A Small Elephant Story

Since trekking by foot isn't really an option, we've been experimenting from time to time with Asian alternatives. Having started with ponies and progressed to horses, we decided last week (the midway point of our trip) that it was time for the grand finale: elephants.

There are plenty of elephants around Chiang Mai, a pleasant university-town in northern Thailand that in other respects is mildly reminiscent of Portland, and we signed up for a tour that promised plenty of excitement. First, we played with the elephants (or they played with us, depending on how you look at it), petting one another's heads, grasping their trunks and feeding them bananas and other treats. Then, once they were fat and happy, we and our fellow tour members climbed onto precarious wooden benches perched on their backs (two to a bench) and set off across a shallow river.


About half-way across the river things turned ugly. A series of explosions, either hunters' gunshots or, more likely, mischievous youths playing with firecrackers, scared the elephants tremendously. The elephant directly in front of us was especially scared: it reared on its hind legs like a horse, began trumpeting loudly and spouting water out of its trunk, and started running back towards us and the shore.

The unfortunate and terrified mother and son on the bench hung on for their dear lives. A chain reaction ensued and our elephant too began beating a hasty retreat towards shore and trumpeting, albeit on a smaller scale than elephant 1. In the end, the guides calmed their beasts down before calamity struck, but elephant 1's passengers were too shaken to continue. We proceeded onward, over some hills and through some woods, generally enjoying the ride except when our guide made jokes about us going “boom boom” from the elephant, whenever the bench swayed or the elephant got slightly alarmed by some noise.

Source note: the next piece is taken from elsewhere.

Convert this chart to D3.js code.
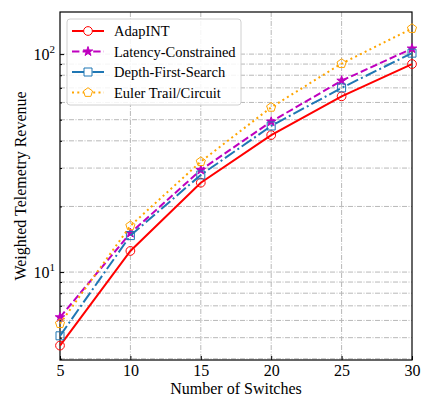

On another note, one of the main tourist attractions near Chiang Mai is a visit to the Hill Tribes, most of whom reside around the Golden Triangle, where Burma, Laos and Thailand meet. Many guesthouses and tour agencies offer trips to see "Long Neck," and many tourists, strangely enough, are very excited to see people with long necks.



Unfortunately, a few google searches reveal that "Long Neck" refers to a group of female Burmese from the Padaung tribe who wear many brass rings around their necks and who essentially live in a zoo, selling tribal handicrafts and being photographed by tourists. According to a report we found in some Asian newspaper, the Thai government opposed the UN Council for Human Rights' effort to resettle some members of the community in New Zealand and Australia, presumably because “Long Neck” is such a profitable tourist draw. Despite all this, visiting “Long Neck” continues to be a very popular tourist activity.


Anyway, after traveling for three days on a “slow boat” from Chiang Mai we are now in Luang Prabang, Laos, a peaceful and lazy town off the Mekong River where legend has it that you often have to wake up the restaurant owners and taxi drivers and convince them to serve you. Luckily, we've got an electric pot and have rented a two-person bicycle.